_The task:_
Every line from the start of the entries up to and including the one bearing "df = pd.DataFrame(rows)" must be printed verbatim, without the pictures.
►
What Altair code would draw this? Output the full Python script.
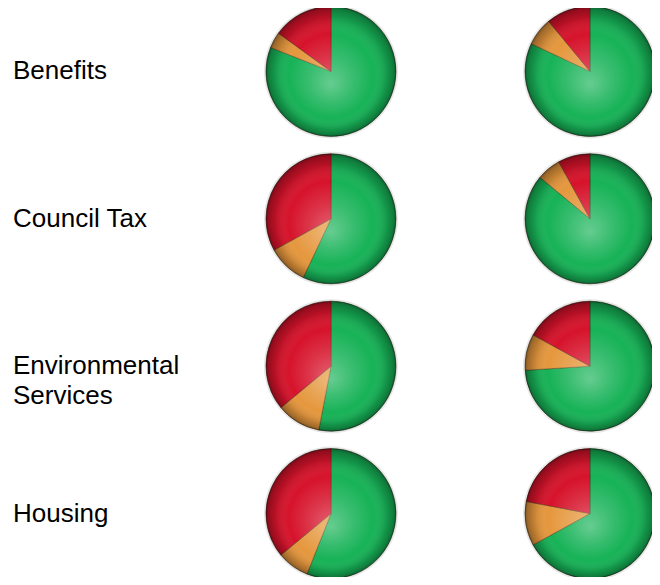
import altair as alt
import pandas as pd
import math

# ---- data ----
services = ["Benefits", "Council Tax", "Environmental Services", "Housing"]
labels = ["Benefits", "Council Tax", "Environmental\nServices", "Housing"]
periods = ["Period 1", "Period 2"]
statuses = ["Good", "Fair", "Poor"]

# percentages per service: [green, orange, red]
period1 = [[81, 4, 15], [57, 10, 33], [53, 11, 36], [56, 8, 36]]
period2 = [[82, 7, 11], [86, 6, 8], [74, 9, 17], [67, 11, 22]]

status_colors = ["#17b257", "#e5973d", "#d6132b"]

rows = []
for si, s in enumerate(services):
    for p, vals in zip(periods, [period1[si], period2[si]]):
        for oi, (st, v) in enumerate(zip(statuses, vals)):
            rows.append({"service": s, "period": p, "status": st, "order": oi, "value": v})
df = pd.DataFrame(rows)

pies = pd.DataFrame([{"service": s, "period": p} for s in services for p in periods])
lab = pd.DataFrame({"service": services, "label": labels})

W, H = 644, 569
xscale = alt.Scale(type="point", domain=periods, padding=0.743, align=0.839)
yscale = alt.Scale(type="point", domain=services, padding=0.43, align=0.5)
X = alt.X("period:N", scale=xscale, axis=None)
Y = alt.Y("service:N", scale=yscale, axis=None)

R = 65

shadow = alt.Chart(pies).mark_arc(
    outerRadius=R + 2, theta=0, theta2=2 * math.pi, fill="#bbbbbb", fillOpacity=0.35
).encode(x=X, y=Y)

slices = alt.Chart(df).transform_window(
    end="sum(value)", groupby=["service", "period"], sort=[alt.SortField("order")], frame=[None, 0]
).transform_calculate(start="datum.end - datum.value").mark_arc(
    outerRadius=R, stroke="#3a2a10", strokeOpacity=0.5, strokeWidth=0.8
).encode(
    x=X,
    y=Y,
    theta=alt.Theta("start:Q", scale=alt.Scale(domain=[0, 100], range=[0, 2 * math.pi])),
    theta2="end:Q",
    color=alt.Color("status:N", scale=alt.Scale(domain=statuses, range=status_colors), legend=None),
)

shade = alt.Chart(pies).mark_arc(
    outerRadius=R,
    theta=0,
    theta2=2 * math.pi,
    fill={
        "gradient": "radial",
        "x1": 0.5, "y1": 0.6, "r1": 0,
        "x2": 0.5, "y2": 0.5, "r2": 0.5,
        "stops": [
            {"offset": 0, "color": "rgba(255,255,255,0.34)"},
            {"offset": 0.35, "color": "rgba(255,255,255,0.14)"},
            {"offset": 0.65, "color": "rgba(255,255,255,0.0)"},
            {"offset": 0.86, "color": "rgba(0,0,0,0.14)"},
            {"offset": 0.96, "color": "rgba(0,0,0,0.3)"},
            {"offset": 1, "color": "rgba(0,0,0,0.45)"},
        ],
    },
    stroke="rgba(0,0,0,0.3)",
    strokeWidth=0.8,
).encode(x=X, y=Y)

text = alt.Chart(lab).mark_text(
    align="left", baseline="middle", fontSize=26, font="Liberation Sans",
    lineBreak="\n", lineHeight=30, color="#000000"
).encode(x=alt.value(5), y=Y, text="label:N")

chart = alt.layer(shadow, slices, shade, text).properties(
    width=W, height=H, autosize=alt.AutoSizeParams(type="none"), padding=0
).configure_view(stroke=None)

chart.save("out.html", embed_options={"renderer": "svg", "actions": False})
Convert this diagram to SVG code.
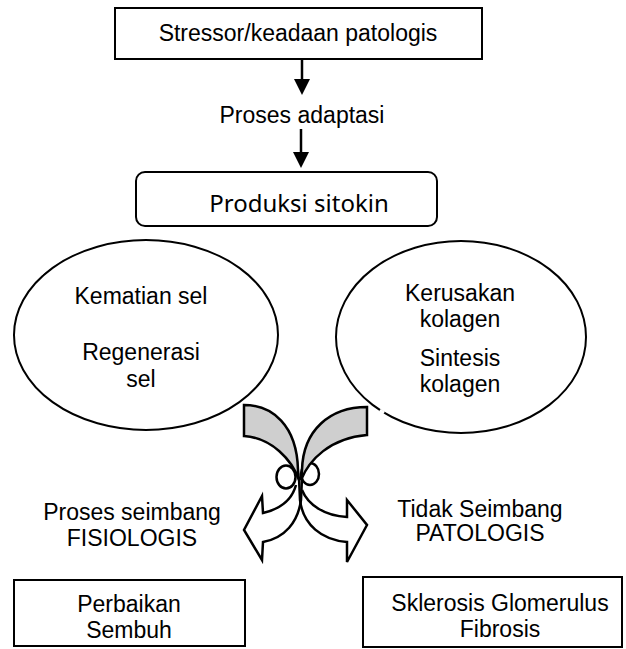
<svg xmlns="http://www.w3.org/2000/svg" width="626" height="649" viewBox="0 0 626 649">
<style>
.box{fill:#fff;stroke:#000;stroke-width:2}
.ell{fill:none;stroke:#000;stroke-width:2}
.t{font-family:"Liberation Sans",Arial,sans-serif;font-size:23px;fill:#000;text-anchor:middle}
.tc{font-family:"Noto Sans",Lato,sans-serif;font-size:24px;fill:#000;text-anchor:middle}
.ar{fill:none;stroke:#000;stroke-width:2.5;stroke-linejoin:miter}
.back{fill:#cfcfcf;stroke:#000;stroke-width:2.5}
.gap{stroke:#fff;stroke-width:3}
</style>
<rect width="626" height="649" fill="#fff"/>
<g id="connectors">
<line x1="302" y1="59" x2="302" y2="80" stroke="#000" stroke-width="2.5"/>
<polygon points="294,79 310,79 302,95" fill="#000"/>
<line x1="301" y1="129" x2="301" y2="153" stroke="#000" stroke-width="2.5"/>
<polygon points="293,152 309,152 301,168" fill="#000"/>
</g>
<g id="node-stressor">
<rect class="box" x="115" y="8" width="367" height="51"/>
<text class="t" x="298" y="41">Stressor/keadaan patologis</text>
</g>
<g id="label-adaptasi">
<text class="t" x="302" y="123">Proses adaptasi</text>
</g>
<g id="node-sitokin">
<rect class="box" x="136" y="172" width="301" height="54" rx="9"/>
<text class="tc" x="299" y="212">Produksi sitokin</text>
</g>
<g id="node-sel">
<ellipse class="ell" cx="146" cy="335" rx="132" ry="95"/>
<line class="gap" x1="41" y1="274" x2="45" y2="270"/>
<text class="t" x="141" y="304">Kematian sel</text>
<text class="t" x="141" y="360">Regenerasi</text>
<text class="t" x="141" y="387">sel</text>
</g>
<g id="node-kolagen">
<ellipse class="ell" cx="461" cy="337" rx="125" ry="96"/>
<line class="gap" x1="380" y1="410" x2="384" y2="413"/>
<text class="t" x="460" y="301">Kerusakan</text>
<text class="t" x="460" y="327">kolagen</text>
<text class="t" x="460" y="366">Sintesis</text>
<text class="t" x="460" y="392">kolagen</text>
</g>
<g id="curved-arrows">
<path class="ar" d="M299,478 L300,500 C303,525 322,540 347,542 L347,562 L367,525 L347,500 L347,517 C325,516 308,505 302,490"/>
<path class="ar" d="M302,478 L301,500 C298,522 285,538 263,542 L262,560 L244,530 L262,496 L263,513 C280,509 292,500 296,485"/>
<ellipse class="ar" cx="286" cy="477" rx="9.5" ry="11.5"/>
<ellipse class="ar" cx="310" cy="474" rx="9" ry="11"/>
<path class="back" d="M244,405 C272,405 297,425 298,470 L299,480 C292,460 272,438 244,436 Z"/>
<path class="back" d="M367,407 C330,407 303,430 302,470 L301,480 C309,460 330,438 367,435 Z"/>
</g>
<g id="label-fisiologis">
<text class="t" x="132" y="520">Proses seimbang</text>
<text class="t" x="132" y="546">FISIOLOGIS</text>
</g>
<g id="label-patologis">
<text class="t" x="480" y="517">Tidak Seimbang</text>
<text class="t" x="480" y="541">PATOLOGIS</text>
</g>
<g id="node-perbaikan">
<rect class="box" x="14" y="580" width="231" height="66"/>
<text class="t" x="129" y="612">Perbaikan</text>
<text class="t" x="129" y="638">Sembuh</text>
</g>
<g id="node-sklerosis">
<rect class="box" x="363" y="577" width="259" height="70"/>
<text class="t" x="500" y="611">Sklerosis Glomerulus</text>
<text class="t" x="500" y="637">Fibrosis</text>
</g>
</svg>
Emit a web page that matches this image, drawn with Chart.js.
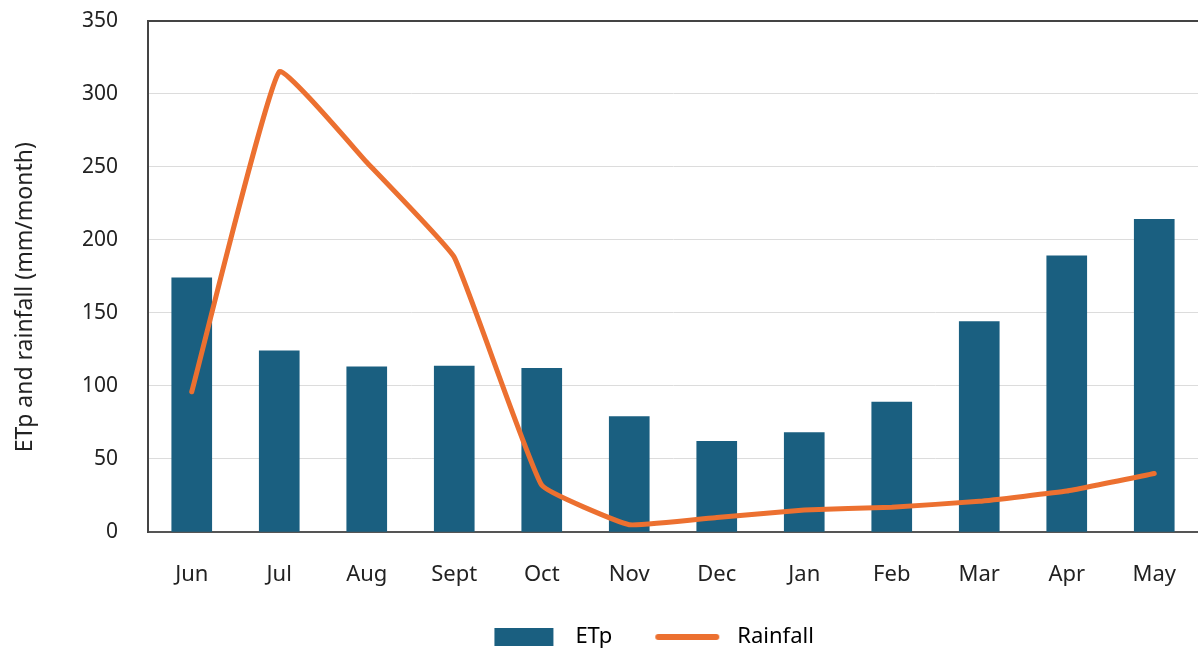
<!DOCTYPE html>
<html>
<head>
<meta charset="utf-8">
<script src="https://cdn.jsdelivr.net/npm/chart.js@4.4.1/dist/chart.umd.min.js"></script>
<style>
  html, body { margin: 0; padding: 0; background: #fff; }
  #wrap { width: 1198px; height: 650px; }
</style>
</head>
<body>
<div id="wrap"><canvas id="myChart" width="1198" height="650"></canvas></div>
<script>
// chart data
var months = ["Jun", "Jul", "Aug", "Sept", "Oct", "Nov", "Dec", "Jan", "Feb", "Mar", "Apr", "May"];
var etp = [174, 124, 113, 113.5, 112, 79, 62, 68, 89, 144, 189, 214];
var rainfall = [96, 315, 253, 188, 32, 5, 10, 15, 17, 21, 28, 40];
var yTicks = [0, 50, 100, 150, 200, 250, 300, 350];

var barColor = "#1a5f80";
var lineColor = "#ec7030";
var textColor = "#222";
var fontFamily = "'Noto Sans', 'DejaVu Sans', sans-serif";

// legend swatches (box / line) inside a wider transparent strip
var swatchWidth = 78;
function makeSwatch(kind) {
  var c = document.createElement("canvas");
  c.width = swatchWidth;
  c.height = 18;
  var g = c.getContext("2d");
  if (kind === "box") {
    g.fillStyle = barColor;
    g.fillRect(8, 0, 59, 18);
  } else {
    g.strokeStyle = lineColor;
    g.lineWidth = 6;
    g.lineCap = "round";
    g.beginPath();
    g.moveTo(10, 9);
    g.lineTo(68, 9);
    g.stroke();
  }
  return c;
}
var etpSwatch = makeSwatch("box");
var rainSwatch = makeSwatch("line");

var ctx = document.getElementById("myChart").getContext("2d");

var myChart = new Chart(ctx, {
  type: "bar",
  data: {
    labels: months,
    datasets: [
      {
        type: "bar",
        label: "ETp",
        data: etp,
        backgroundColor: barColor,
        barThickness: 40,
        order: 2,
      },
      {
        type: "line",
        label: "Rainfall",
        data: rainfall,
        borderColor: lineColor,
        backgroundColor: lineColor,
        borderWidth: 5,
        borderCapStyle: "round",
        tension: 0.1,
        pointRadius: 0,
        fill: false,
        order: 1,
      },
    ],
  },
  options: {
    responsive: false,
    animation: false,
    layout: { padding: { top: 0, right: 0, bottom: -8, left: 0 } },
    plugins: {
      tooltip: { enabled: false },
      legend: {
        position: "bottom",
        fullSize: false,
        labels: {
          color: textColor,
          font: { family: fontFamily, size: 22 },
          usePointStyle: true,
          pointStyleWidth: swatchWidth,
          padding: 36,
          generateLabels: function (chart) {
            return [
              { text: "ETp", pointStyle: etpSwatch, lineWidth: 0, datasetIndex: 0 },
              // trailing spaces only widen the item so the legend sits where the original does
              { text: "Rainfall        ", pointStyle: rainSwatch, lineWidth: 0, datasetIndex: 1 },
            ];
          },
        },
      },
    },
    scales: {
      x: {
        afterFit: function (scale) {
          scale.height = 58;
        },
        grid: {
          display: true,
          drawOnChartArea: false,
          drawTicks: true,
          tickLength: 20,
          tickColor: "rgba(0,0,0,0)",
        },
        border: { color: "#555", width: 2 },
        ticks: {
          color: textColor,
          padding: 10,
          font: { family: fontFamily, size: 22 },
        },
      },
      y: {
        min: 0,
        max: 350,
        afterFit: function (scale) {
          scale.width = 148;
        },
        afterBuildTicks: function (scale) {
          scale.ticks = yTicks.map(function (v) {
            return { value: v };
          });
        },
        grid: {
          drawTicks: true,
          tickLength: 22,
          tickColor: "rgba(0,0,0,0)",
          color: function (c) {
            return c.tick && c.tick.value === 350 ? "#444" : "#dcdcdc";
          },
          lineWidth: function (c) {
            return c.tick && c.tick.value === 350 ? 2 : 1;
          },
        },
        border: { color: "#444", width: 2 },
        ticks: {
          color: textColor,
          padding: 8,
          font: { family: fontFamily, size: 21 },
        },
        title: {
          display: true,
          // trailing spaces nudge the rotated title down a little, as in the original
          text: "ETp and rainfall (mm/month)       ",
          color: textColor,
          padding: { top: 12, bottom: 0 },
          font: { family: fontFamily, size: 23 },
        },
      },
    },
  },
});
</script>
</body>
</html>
◄
_Task solution:_
What Altair code would draw this? Output the full Python script.
import altair as alt
import pandas as pd
import math

# ---- data ----
services = ["Benefits", "Council Tax", "Environmental Services", "Housing"]
labels = ["Benefits", "Council Tax", "Environmental\nServices", "Housing"]
periods = ["Period 1", "Period 2"]
statuses = ["Good", "Fair", "Poor"]

# percentages per service: [green, orange, red]
period1 = [[81, 4, 15], [57, 10, 33], [53, 11, 36], [56, 8, 36]]
period2 = [[82, 7, 11], [86, 6, 8], [74, 9, 17], [67, 11, 22]]

status_colors = ["#17b257", "#e5973d", "#d6132b"]

rows = []
for si, s in enumerate(services):
    for p, vals in zip(periods, [period1[si], period2[si]]):
        for oi, (st, v) in enumerate(zip(statuses, vals)):
            rows.append({"service": s, "period": p, "status": st, "order": oi, "value": v})
df = pd.DataFrame(rows)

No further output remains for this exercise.